**YOUR TASK**
Repeat every line of the listing below exactly, minus the pictures.

**AVAILABLE DATA**
▼
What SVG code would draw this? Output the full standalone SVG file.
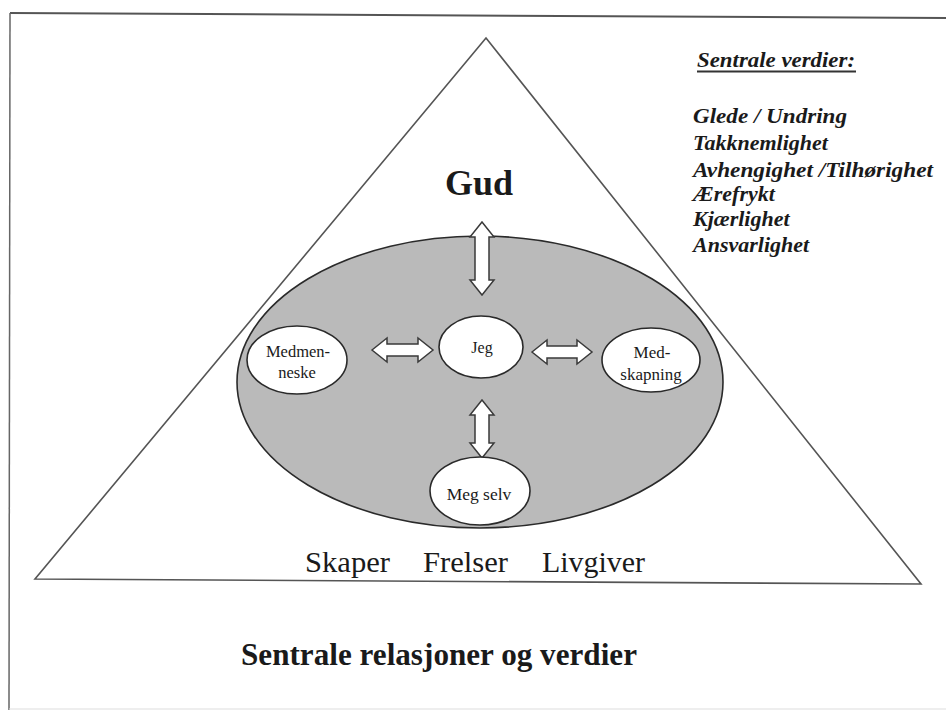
<svg xmlns="http://www.w3.org/2000/svg" width="946" height="712" viewBox="0 0 946 712">
<style>
.serif{font-family:"Liberation Serif","Times New Roman",serif;fill:#1a1a1a}
.node{fill:#fff;stroke:#2a2a2a;stroke-width:1.6}
.arrow{fill:#fff;stroke:#3a3a3a;stroke-width:1.5;stroke-linejoin:miter}
.val{font-family:"Liberation Serif","Times New Roman",serif;font-weight:bold;font-style:italic;font-size:22px;fill:#1a1a1a}
</style>
<rect width="946" height="712" fill="#fff"/>
<g id="frame" fill="none">
<line x1="10" y1="13" x2="946" y2="18" stroke="#555" stroke-width="2"/>
<line x1="10" y1="13" x2="9" y2="710" stroke="#666" stroke-width="1.5"/>
<line x1="9" y1="709" x2="946" y2="709" stroke="#ddd" stroke-width="1"/>
</g>
<g id="triangle">
<polygon points="486,38 921,584 35,579" fill="none" stroke="#555" stroke-width="1.6"/>
</g>
<g id="relations">
<ellipse cx="480" cy="382" rx="243" ry="146" fill="#bababa" stroke="#2a2a2a" stroke-width="1.6"/>
</g>
<g id="connectors">
<path class="arrow" d="M482,222 L494,237 L489,237 L489,280 L494,280 L482,295 L470,280 L475,280 L475,237 L470,237 Z"/>
<path class="arrow" d="M482,400 L494,415 L489,415 L489,443 L494,443 L482,458 L470,443 L475,443 L475,415 L470,415 Z"/>
<path class="arrow" d="M372,350 L387,338 L387,344 L418,344 L418,338 L433,350 L418,362 L418,356 L387,356 L387,362 Z"/>
<path class="arrow" d="M532,352 L547,340 L547,346 L577,346 L577,340 L592,352 L577,364 L577,358 L547,358 L547,364 Z"/>
</g>
<g id="gud">
<text class="serif" x="479" y="195" font-size="36" font-weight="bold" text-anchor="middle">Gud</text>
</g>
<g id="jeg">
<ellipse class="node" cx="481" cy="347" rx="42" ry="31"/>
<text class="serif" x="482" y="353" font-size="16" text-anchor="middle">Jeg</text>
</g>
<g id="medmenneske">
<ellipse class="node" cx="297" cy="360" rx="50" ry="34"/>
<text class="serif" x="298" y="357" font-size="16.5" text-anchor="middle">Medmen-</text>
<text class="serif" x="297" y="378" font-size="16.5" text-anchor="middle">neske</text>
</g>
<g id="medskapning">
<ellipse class="node" cx="651" cy="360" rx="49" ry="32"/>
<text class="serif" x="652" y="358" font-size="17" text-anchor="middle">Med-</text>
<text class="serif" x="651" y="380" font-size="17" text-anchor="middle">skapning</text>
</g>
<g id="megselv">
<ellipse class="node" cx="480" cy="491" rx="50" ry="34"/>
<text class="serif" x="479" y="500" font-size="17.5" text-anchor="middle">Meg selv</text>
</g>
<g id="roles">
<text class="serif" x="305" y="572" font-size="29" textLength="85" lengthAdjust="spacingAndGlyphs">Skaper</text>
<text class="serif" x="423" y="572" font-size="29" textLength="85" lengthAdjust="spacingAndGlyphs">Frelser</text>
<text class="serif" x="542" y="572" font-size="29" textLength="103" lengthAdjust="spacingAndGlyphs">Livgiver</text>
</g>
<g id="values">
<text class="val" x="697" y="67" font-size="22" textLength="158" lengthAdjust="spacingAndGlyphs">Sentrale verdier:</text>
<line x1="697" y1="71.5" x2="856" y2="71.5" stroke="#333" stroke-width="1.8"/>
<text class="val" x="693" y="123" textLength="154" lengthAdjust="spacingAndGlyphs">Glede / Undring</text>
<text class="val" x="693" y="150">Takknemlighet</text>
<text class="val" x="693" y="177" textLength="240" lengthAdjust="spacingAndGlyphs">Avhengighet /Tilhørighet</text>
<text class="val" x="693" y="201">Ærefrykt</text>
<text class="val" x="693" y="226">Kjærlighet</text>
<text class="val" x="693" y="252">Ansvarlighet</text>
</g>
<g id="title">
<text class="serif" x="241" y="665" font-size="31" font-weight="bold" textLength="396" lengthAdjust="spacingAndGlyphs">Sentrale relasjoner og verdier</text>
</g>
</svg>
▲
**EXERCISE RESPONSE**
What SVG code would draw this? Output the full standalone SVG file.
<svg xmlns="http://www.w3.org/2000/svg" width="946" height="712" viewBox="0 0 946 712">
<style>
.serif{font-family:"Liberation Serif","Times New Roman",serif;fill:#1a1a1a}
.node{fill:#fff;stroke:#2a2a2a;stroke-width:1.6}
.arrow{fill:#fff;stroke:#3a3a3a;stroke-width:1.5;stroke-linejoin:miter}
.val{font-family:"Liberation Serif","Times New Roman",serif;font-weight:bold;font-style:italic;font-size:22px;fill:#1a1a1a}
</style>
<rect width="946" height="712" fill="#fff"/>
<g id="frame" fill="none">
<line x1="10" y1="13" x2="946" y2="18" stroke="#555" stroke-width="2"/>
<line x1="10" y1="13" x2="9" y2="710" stroke="#666" stroke-width="1.5"/>
<line x1="9" y1="709" x2="946" y2="709" stroke="#ddd" stroke-width="1"/>
</g>
<g id="triangle">
<polygon points="486,38 921,584 35,579" fill="none" stroke="#555" stroke-width="1.6"/>
</g>
<g id="relations">
<ellipse cx="480" cy="382" rx="243" ry="146" fill="#bababa" stroke="#2a2a2a" stroke-width="1.6"/>
</g>
<g id="connectors">
<path class="arrow" d="M482,222 L494,237 L489,237 L489,280 L494,280 L482,295 L470,280 L475,280 L475,237 L470,237 Z"/>
<path class="arrow" d="M482,400 L494,415 L489,415 L489,443 L494,443 L482,458 L470,443 L475,443 L475,415 L470,415 Z"/>
<path class="arrow" d="M372,350 L387,338 L387,344 L418,344 L418,338 L433,350 L418,362 L418,356 L387,356 L387,362 Z"/>
<path class="arrow" d="M532,352 L547,340 L547,346 L577,346 L577,340 L592,352 L577,364 L577,358 L547,358 L547,364 Z"/>
</g>
<g id="gud">
<text class="serif" x="479" y="195" font-size="36" font-weight="bold" text-anchor="middle">Gud</text>
</g>
<g id="jeg">
<ellipse class="node" cx="481" cy="347" rx="42" ry="31"/>
<text class="serif" x="482" y="353" font-size="16" text-anchor="middle">Jeg</text>
</g>
<g id="medmenneske">
<ellipse class="node" cx="297" cy="360" rx="50" ry="34"/>
<text class="serif" x="298" y="357" font-size="16.5" text-anchor="middle">Medmen-</text>
<text class="serif" x="297" y="378" font-size="16.5" text-anchor="middle">neske</text>
</g>
<g id="medskapning">
<ellipse class="node" cx="651" cy="360" rx="49" ry="32"/>
<text class="serif" x="652" y="358" font-size="17" text-anchor="middle">Med-</text>
<text class="serif" x="651" y="380" font-size="17" text-anchor="middle">skapning</text>
</g>
<g id="megselv">
<ellipse class="node" cx="480" cy="491" rx="50" ry="34"/>
<text class="serif" x="479" y="500" font-size="17.5" text-anchor="middle">Meg selv</text>
</g>
<g id="roles">
<text class="serif" x="305" y="572" font-size="29" textLength="85" lengthAdjust="spacingAndGlyphs">Skaper</text>
<text class="serif" x="423" y="572" font-size="29" textLength="85" lengthAdjust="spacingAndGlyphs">Frelser</text>
<text class="serif" x="542" y="572" font-size="29" textLength="103" lengthAdjust="spacingAndGlyphs">Livgiver</text>
</g>
<g id="values">
<text class="val" x="697" y="67" font-size="22" textLength="158" lengthAdjust="spacingAndGlyphs">Sentrale verdier:</text>
<line x1="697" y1="71.5" x2="856" y2="71.5" stroke="#333" stroke-width="1.8"/>
<text class="val" x="693" y="123" textLength="154" lengthAdjust="spacingAndGlyphs">Glede / Undring</text>
<text class="val" x="693" y="150">Takknemlighet</text>
<text class="val" x="693" y="177" textLength="240" lengthAdjust="spacingAndGlyphs">Avhengighet /Tilhørighet</text>
<text class="val" x="693" y="201">Ærefrykt</text>
<text class="val" x="693" y="226">Kjærlighet</text>
<text class="val" x="693" y="252">Ansvarlighet</text>
</g>
<g id="title">
<text class="serif" x="241" y="665" font-size="31" font-weight="bold" textLength="396" lengthAdjust="spacingAndGlyphs">Sentrale relasjoner og verdier</text>
</g>
</svg>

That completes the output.